Q. What does max-pooling do?

Takes a small region of a feature map (e.g. 2x2) and keeps only its largest value. It shrinks the map and trades precise position for general arrangement. It has no learned weights.

Q. Does pooling have learned weights?

No. It is a fixed shrink-and-summarize step (take the max in each region). The learning lives in the convolutional filters and the final classifier.

Q. What turns a CNN's features into an answer?

A fully-connected classifier maps the final high-level features to class scores. The conv stack sees; the classifier names. Its job is easy because the features are already rich.

Q. What is a convolutional network, in one line?

A feature-building hierarchy (stacked convolutions and pooling) with a classifier on top.

Q. Are the 'eye detector / ear detector' filter labels literal?

Not quite. The increasing abstraction with depth is real and well supported, but individual learned filters are messier than tidy labels.
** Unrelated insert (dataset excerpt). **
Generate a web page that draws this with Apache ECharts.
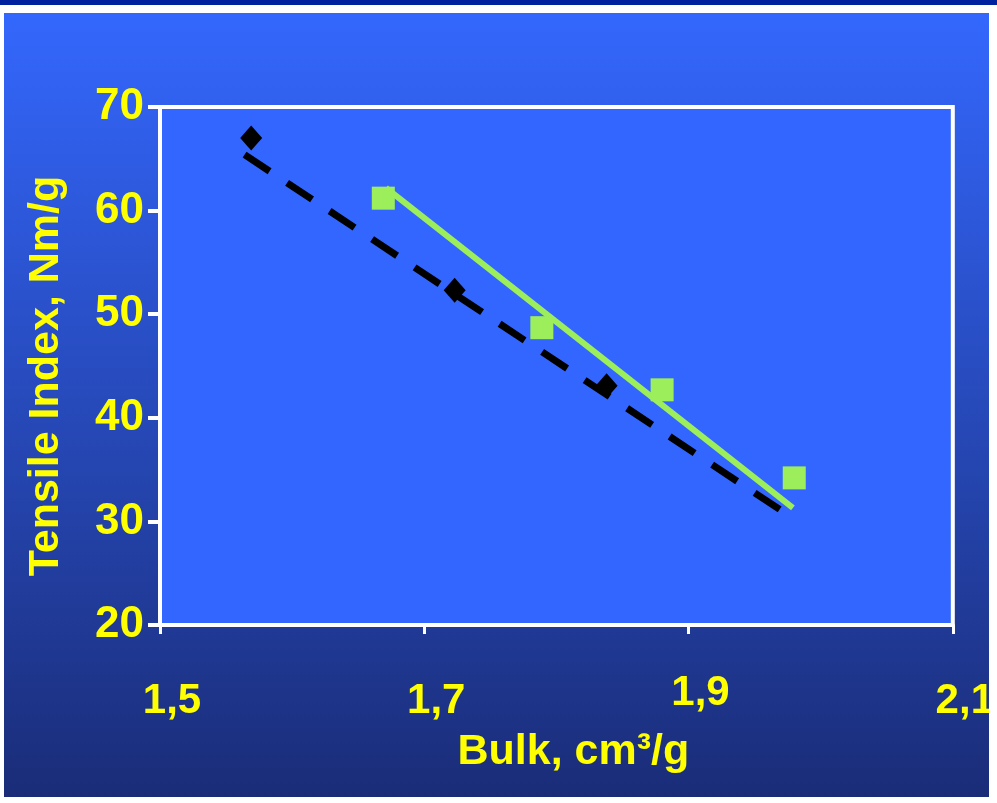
<!DOCTYPE html>
<html><head><meta charset="utf-8">
<script src="https://cdn.jsdelivr.net/npm/echarts@6/dist/echarts.min.js"></script>
<style>html,body{margin:0;padding:0;background:#fff}#c{width:997px;height:803px}</style>
</head><body><div id="c"></div>
<script>
// ---- data ----
const xTickValues = [1.5, 1.7, 1.9, 2.1];
const yTickValues = [20, 30, 40, 50, 60, 70];
const xTitle = 'Bulk, cm³/g';
const yTitle = 'Tensile Index, Nm/g';
// black diamonds
const diamondX = [1.569, 1.723, 1.838];
const diamondY = [67.0, 52.3, 43.1];
// black dashed trend line end points
const dashTrendX = [1.564, 1.972];
const dashTrendY = [65.4, 30.9];
// green squares
const squareX = [1.669, 1.789, 1.880, 1.980];
const squareY = [61.2, 48.7, 42.7, 34.2];
// green solid trend line end points
const greenTrendX = [1.671, 1.979];
const greenTrendY = [62.2, 31.3];

const zip = (a, b) => a.map((v, i) => [v, b[i]]);
const YEL = '#ffff00';
const GREEN = '#9cef5a';
const FONT = '"Liberation Sans", Arial, sans-serif';

const chart = echarts.init(document.getElementById('c'), null, {renderer: 'canvas'});
chart.setOption({
  animation: false,
  backgroundColor: new echarts.graphic.LinearGradient(0, 0, 0, 1, [
    {offset: 0, color: '#3468ff'},
    {offset: 1, color: '#1a2c77'}
  ]),
  graphic: [
    {type: 'rect', z: 100, shape: {x: 0, y: 5, width: 997, height: 8}, style: {fill: '#ffffff'}},
    {type: 'rect', z: 100, shape: {x: 0, y: 0, width: 997, height: 5}, style: {fill: '#00229e'}},
    {type: 'rect', z: 100, shape: {x: 0, y: 5, width: 4, height: 798}, style: {fill: '#ffffff'}},
    {type: 'rect', z: 100, shape: {x: 989, y: 5, width: 8, height: 798}, style: {fill: '#ffffff'}},
    {type: 'rect', z: 100, shape: {x: 0, y: 797, width: 997, height: 6}, style: {fill: '#ffffff'}}
  ],
  grid: {
    left: 160, right: 42, top: 107, bottom: 178,
    show: true, backgroundColor: '#3366ff', borderColor: '#ffffff', borderWidth: 4
  },
  xAxis: {
    type: 'value', min: 1.5, max: 2.1, interval: 0.2,
    name: xTitle, nameLocation: 'middle', nameGap: 106,
    nameTextStyle: {color: YEL, fontSize: 43, fontWeight: 'bold', fontFamily: FONT, padding: [0, 0, 0, 34]},
    axisLine: {show: true, lineStyle: {color: '#ffffff', width: 4}},
    axisTick: {show: true, length: 9, lineStyle: {color: '#ffffff', width: 3}},
    splitLine: {show: false},
    axisLabel: {
      color: YEL, fontSize: 42, fontWeight: 'bold', fontFamily: FONT,
      margin: 97, verticalAlign: 'bottom', padding: [0, 0, 0, 24],
      formatter: v => {
        const s = v.toFixed(1).replace('.', ',');
        return Math.abs(v - 1.9) < 1e-6 ? '{r|' + s + '}' : '{n|' + s + '}';
      },
      rich: {
        n: {color: YEL, fontSize: 42, fontWeight: 'bold', fontFamily: FONT},
        r: {color: YEL, fontSize: 42, fontWeight: 'bold', fontFamily: FONT, padding: [0, 0, 8, 0]}
      }
    }
  },
  yAxis: {
    type: 'value', min: 20, max: 70, interval: 10,
    name: yTitle, nameLocation: 'middle', nameGap: 92, nameRotate: 90,
    nameTextStyle: {color: YEL, fontSize: 43, fontWeight: 'bold', fontFamily: FONT, padding: [0, 20, 0, 0]},
    axisLine: {show: true, lineStyle: {color: '#ffffff', width: 4}},
    axisTick: {show: true, length: 12, lineStyle: {color: '#ffffff', width: 4}},
    splitLine: {show: false},
    axisLabel: {color: YEL, fontSize: 44, fontWeight: 'bold', fontFamily: FONT, margin: 16,
      formatter: v => String(v)}
  },
  series: [
    {
      type: 'line', data: zip(dashTrendX, dashTrendY), symbol: 'none', z: 2,
      lineStyle: {color: '#000000', width: 7, type: [30, 21], cap: 'butt'}
    },
    {
      type: 'scatter', data: zip(diamondX, diamondY), symbol: 'diamond', symbolSize: [22, 25], z: 3,
      itemStyle: {color: '#000000', opacity: 1}
    },
    {
      type: 'scatter', data: zip(squareX, squareY), symbol: 'rect', symbolSize: 23, z: 3,
      itemStyle: {color: GREEN, opacity: 1}
    },
    {
      type: 'line', data: zip(greenTrendX, greenTrendY), symbol: 'none', z: 4,
      lineStyle: {color: GREEN, width: 6}
    }
  ]
});
</script>
</body></html>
The hierarchy is true; the clean names are a simplification.

Q. What are CNNs used for?

Image classification (what is it?), object detection (what and where?), segmentation (which pixels?), and recognition tasks (faces, handwriting, defects). Different heads on the same feature-building hierarchy.

Q. What is the one-sentence takeaway of this lesson?

One filter finds an edge; a tower of them, each reading the layer below, climbs from edges to objects. Seeing, for a machine, is depth turning local patterns into meaning.